>> BEGIN

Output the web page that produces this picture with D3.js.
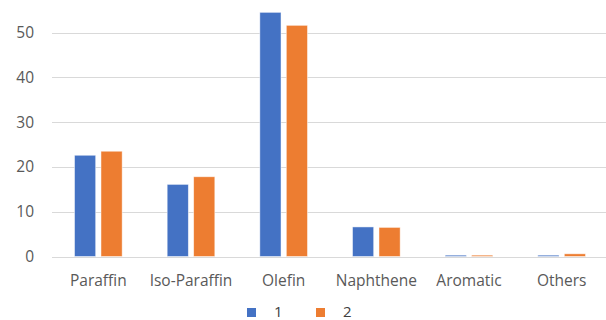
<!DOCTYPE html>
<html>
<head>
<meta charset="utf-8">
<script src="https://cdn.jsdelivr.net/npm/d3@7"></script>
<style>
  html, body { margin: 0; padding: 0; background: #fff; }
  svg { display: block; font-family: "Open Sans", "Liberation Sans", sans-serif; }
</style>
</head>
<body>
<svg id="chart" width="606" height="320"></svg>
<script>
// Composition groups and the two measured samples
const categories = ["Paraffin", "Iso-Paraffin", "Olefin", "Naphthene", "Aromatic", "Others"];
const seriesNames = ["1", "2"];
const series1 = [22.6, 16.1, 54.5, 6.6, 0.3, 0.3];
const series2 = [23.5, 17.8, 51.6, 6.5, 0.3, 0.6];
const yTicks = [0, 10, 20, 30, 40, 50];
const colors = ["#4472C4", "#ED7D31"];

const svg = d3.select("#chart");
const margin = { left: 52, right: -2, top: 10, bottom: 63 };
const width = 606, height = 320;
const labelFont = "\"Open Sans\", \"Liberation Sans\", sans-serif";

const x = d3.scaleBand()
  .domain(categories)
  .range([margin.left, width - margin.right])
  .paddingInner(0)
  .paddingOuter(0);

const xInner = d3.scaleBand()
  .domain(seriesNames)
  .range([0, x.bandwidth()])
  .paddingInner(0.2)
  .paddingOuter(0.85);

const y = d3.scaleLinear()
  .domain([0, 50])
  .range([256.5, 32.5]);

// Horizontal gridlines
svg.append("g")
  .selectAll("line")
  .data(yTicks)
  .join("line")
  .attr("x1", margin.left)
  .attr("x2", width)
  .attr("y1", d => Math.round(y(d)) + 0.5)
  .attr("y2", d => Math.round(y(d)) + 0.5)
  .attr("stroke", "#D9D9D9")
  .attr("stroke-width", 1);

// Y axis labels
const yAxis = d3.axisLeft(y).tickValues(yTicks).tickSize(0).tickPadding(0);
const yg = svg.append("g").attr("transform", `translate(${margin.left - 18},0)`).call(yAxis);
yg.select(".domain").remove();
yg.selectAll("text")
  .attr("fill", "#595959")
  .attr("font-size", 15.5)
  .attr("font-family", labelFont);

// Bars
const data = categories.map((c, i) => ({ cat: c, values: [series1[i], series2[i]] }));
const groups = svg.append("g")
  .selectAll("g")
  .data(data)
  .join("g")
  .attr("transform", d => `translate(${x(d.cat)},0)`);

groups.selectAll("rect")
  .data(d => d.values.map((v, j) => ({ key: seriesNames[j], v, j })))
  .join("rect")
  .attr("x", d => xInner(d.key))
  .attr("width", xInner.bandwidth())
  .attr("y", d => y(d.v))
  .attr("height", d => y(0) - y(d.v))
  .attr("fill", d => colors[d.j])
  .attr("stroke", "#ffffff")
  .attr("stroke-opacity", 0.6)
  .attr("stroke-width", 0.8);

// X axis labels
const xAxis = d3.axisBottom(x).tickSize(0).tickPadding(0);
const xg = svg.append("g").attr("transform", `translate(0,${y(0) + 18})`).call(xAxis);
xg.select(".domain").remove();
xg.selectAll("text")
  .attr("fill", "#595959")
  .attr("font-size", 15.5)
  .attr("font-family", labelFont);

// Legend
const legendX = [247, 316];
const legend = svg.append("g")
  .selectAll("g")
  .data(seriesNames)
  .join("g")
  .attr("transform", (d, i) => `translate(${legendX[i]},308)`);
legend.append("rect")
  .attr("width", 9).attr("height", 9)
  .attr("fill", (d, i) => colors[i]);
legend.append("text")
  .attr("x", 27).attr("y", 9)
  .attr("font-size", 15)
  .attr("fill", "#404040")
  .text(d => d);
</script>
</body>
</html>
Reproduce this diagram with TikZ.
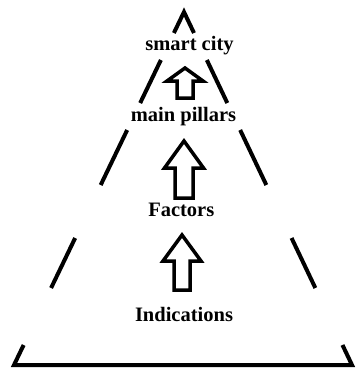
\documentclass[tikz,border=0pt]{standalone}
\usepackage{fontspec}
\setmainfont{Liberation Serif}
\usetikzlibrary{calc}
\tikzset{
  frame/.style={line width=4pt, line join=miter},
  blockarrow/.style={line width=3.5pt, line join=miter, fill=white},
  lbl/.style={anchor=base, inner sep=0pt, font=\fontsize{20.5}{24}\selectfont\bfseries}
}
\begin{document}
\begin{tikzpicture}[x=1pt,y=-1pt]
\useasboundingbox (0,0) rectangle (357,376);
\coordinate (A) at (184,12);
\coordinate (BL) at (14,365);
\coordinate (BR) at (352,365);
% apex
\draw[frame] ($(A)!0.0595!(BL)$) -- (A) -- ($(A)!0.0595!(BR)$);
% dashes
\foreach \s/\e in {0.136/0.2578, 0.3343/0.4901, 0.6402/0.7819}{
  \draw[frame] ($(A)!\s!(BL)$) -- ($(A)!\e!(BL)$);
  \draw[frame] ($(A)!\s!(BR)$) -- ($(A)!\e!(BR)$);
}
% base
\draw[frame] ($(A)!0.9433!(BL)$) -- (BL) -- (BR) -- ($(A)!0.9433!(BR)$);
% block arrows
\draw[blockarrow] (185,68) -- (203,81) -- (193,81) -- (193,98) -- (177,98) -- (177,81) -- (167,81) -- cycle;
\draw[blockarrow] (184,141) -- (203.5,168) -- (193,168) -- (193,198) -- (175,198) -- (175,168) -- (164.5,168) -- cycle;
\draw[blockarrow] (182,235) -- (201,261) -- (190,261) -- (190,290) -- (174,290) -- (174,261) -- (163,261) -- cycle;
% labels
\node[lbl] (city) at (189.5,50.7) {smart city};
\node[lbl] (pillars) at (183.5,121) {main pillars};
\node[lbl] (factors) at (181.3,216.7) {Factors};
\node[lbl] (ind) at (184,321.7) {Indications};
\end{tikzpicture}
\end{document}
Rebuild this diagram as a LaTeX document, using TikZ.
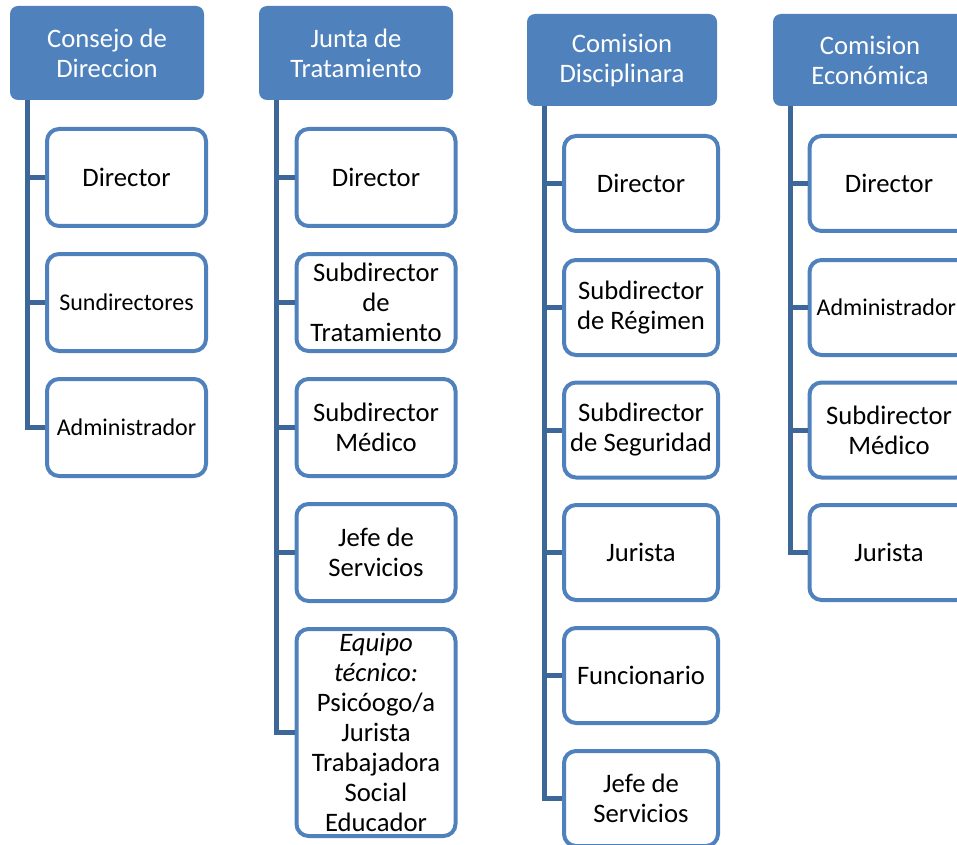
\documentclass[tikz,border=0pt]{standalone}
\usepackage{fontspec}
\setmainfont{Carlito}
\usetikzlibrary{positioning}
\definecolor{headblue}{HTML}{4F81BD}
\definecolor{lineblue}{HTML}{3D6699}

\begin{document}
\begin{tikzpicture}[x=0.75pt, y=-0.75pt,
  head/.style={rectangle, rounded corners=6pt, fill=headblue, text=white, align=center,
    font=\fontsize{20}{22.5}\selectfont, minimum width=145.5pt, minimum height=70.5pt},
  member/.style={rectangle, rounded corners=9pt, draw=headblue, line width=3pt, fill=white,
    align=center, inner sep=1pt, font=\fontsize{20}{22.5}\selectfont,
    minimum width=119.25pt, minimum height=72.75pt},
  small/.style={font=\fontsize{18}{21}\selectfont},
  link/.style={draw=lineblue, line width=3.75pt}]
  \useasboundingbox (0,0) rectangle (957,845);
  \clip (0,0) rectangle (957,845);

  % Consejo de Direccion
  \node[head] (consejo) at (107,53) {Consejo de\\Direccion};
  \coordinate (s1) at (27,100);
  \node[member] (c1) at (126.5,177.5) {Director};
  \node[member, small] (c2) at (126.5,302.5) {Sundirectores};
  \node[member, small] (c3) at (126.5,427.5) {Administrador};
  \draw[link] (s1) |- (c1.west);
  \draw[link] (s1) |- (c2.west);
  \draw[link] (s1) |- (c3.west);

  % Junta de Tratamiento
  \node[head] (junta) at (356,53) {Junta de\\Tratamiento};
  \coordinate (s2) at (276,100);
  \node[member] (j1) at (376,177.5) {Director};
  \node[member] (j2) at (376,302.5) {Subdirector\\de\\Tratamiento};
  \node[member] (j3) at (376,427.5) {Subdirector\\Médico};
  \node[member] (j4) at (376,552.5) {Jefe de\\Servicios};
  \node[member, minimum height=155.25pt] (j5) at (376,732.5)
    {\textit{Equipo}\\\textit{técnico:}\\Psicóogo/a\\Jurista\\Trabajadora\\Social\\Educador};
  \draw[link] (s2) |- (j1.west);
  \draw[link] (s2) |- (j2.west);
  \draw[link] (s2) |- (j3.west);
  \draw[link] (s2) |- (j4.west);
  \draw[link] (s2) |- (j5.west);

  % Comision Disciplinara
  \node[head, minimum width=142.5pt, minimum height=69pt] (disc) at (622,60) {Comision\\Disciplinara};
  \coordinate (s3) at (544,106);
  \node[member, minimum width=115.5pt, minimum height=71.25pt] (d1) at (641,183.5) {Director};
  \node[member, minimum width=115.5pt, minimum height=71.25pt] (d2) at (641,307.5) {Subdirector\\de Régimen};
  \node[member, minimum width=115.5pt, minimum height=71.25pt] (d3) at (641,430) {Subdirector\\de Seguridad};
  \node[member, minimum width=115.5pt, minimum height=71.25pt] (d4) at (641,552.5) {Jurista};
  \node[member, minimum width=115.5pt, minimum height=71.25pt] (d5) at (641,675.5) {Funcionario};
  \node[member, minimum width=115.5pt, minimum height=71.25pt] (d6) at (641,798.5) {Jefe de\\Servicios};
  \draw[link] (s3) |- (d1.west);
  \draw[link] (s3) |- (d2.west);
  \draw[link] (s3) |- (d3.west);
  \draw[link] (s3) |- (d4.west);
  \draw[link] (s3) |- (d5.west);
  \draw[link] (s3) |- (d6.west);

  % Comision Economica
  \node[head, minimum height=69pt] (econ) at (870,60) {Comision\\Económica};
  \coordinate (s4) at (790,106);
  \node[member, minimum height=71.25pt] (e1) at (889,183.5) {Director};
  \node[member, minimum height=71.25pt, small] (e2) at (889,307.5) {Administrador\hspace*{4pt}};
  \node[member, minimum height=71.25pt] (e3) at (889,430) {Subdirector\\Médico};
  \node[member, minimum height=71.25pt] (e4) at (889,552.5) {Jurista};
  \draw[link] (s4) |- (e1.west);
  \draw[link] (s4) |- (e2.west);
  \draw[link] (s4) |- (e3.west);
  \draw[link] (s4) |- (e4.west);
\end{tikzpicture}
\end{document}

>> END

_Task prompt_:
Collect each line holding the string "this".

_Task response_:
Output the web page that produces this picture with D3.js.
Reproduce this diagram with TikZ.
Rebuild this diagram as a LaTeX document, using TikZ.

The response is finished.